Choose times that suit a person’s level of functioning
It is important to note the person’s preferred time to do activities. Some people may not have the mood to do activities at a particular day or time. This mood may affect the ambiance, environment and the mood of other people. To achieve the best environment to do activities, it is a must to ensure that everyone is at their best so they can focus and dedicate themselves to the planned activities.

Bring your skills to the activity
Family members who engage in activities with those with dementia will have to share and show their skills with the intention of guiding them. For people with dementia, they can make use of skills that have not been forgotten, such as washing clothes, cooking and other house chores. We should create a learning environment for people with dementia and encourage them to take responsibilities in some activities. This helps them feel more useful, as they can contribute to the household.


The more effectively we can engage people with dementia, the more meaningful it becomes. By engaging with them, we interact with them, which means we listen to what they want to say. Listening or talking to them helps, and means that we view them as our equal.

People with dementia tend to isolate themselves from social gatherings or interactions with others, as they feel unable to initiate a conversation or an activity themselves.

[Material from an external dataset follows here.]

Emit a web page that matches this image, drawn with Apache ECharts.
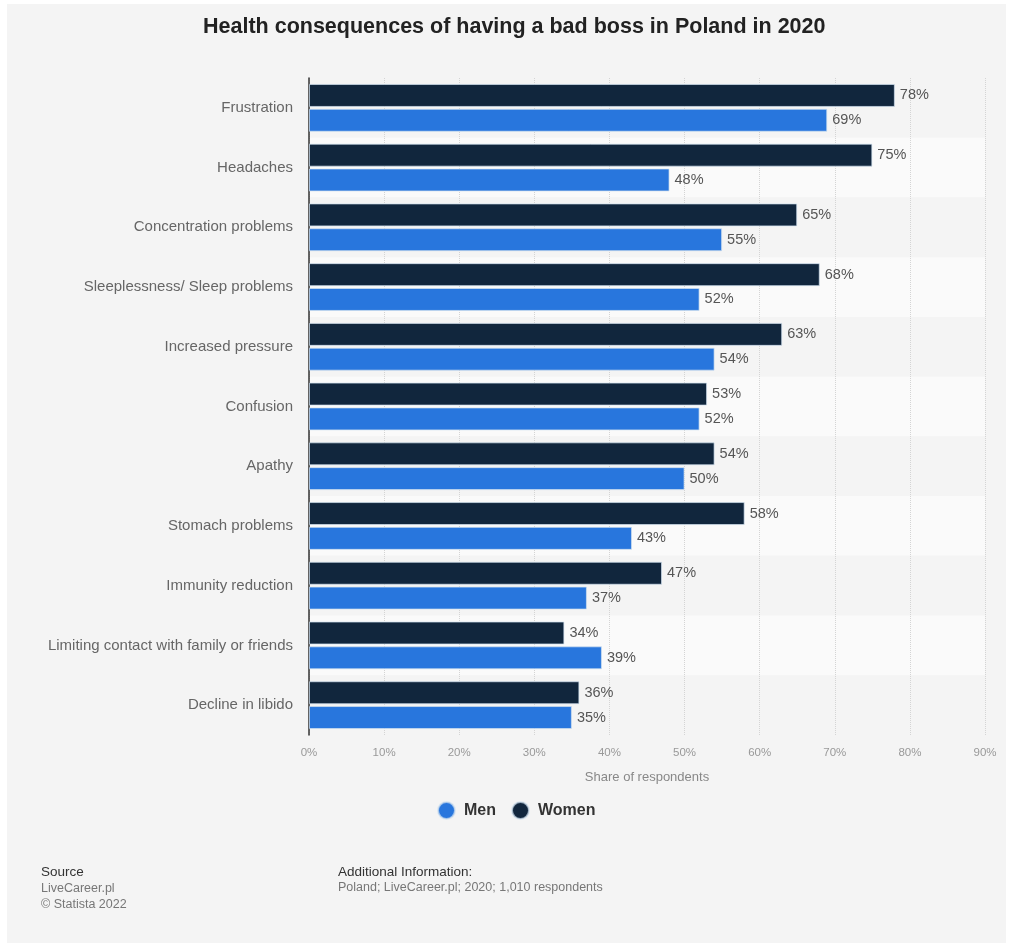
<!DOCTYPE html>
<html>
<head>
<meta charset="utf-8">
<script src="https://cdn.jsdelivr.net/npm/echarts@6/dist/echarts.min.js"></script>
<style>
  html, body { margin: 0; padding: 0; background: #fff; }
  #chart { width: 1013px; height: 947px; }
</style>
</head>
<body>
<div id="chart"></div>
<script>
const categories = [
  'Frustration',
  'Headaches',
  'Concentration problems',
  'Sleeplessness/ Sleep problems',
  'Increased pressure',
  'Confusion',
  'Apathy',
  'Stomach problems',
  'Immunity reduction',
  'Limiting contact with family or friends',
  'Decline in libido'
];
const women = [78, 75, 65, 68, 63, 53, 54, 58, 47, 34, 36];
const men = [69, 48, 55, 52, 54, 52, 50, 43, 37, 39, 35];
const xTicks = [0, 90, 10];

const font = '"Liberation Sans", Arial, sans-serif';
const chart = echarts.init(document.getElementById('chart'));

const barLabel = {
  show: true,
  position: 'right',
  distance: 5,
  formatter: '{c}%',
  color: '#555',
  fontSize: 14.5,
  fontFamily: font
};

chart.setOption({
  backgroundColor: '#fff',
  textStyle: { fontFamily: font },
  graphic: [
    { type: 'rect', z: -10, shape: { x: 7, y: 4, width: 999, height: 939 }, style: { fill: '#f4f4f4' } },
    { type: 'text', left: 41, top: 865, style: { text: 'Source', fill: '#333', fontSize: 13.5, fontFamily: font } },
    { type: 'text', left: 41, top: 881, style: { text: 'LiveCareer.pl\n© Statista 2022', fill: '#777', fontSize: 12.5, lineHeight: 16, fontFamily: font } },
    { type: 'text', left: 338, top: 865, style: { text: 'Additional Information:', fill: '#333', fontSize: 13.5, fontFamily: font } },
    { type: 'text', left: 338, top: 881, style: { text: 'Poland; LiveCareer.pl; 2020; 1,010 respondents', fill: '#777', fontSize: 12.5, fontFamily: font } }
  ],
  title: {
    text: 'Health consequences of having a bad boss in Poland in 2020',
    left: 198,
    top: 11,
    textStyle: { color: '#222', fontSize: 21.5, fontWeight: 'bold', fontFamily: font }
  },
  legend: {
    data: ['Men', 'Women'],
    bottom: 122,
    left: 432,
    icon: 'circle',
    itemWidth: 17,
    itemHeight: 17,
    itemGap: 15,
    textStyle: { color: '#333', fontSize: 16, fontWeight: 'bold', fontFamily: font, padding: [0, 0, 0, 4] }
  },
  grid: { left: 309, right: 28, top: 78, bottom: 212 },
  xAxis: {
    type: 'value',
    min: xTicks[0],
    max: xTicks[1],
    interval: xTicks[2],
    name: 'Share of respondents',
    nameLocation: 'middle',
    nameGap: 36,
    nameTextStyle: { color: '#888', fontSize: 13 },
    axisLabel: { formatter: '{value}%', color: '#999', fontSize: 11.5, margin: 12 },
    axisLine: { show: false },
    axisTick: { show: false },
    splitLine: { show: true, lineStyle: { color: '#d4d4d4', type: 'dotted', width: 1 } }
  },
  yAxis: {
    type: 'category',
    data: categories,
    inverse: true,
    axisLine: { show: true, lineStyle: { color: '#333', width: 1.5 } },
    axisTick: { show: false },
    axisLabel: { color: '#666', fontSize: 15, margin: 16 },
    splitArea: { show: true, areaStyle: { color: ['rgba(244,244,244,1)', '#fafafa'] } }
  },
  series: [
    {
      name: 'Women',
      type: 'bar',
      data: women,
      barGap: '8%',
      barCategoryGap: '20%',
      itemStyle: { color: '#11263d', borderColor: 'rgba(210,225,240,0.7)', borderWidth: 1 },
      label: barLabel
    },
    {
      name: 'Men',
      type: 'bar',
      data: men,
      barGap: '8%',
      barCategoryGap: '20%',
      itemStyle: { color: '#2876dd', borderColor: 'rgba(210,225,240,0.7)', borderWidth: 1 },
      label: barLabel
    }
  ]
});
</script>
</body>
</html>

When no one else does anything to engage their attention, the person has no choice but to retreat into their own thoughts. More engagement with people means that we are reducing the risk of them becoming more withdrawn.

Participating in engagement activities helps people with dementia feel better about themselves, support their well-being and independence as well as give purpose to their lives.

As they engage in more activities, they learn the necessary skills for daily life routines and activities. This encourages them to take care of themselves and makes them feel that they can contribute.

They may also find new passions and hobbies while engaging in the activities planned for them. Most importantly, this will increase their self-esteem and sense of accomplishment, resulting in more confidence in themselves.

It is important to raise the public’s awareness of engaging activities for people with dementia.

In a dementia friendly community, there is a need and an opportunity to create more programmes to accommodate people living with dementia, including workshops, social media campaigns, press conferences and public events.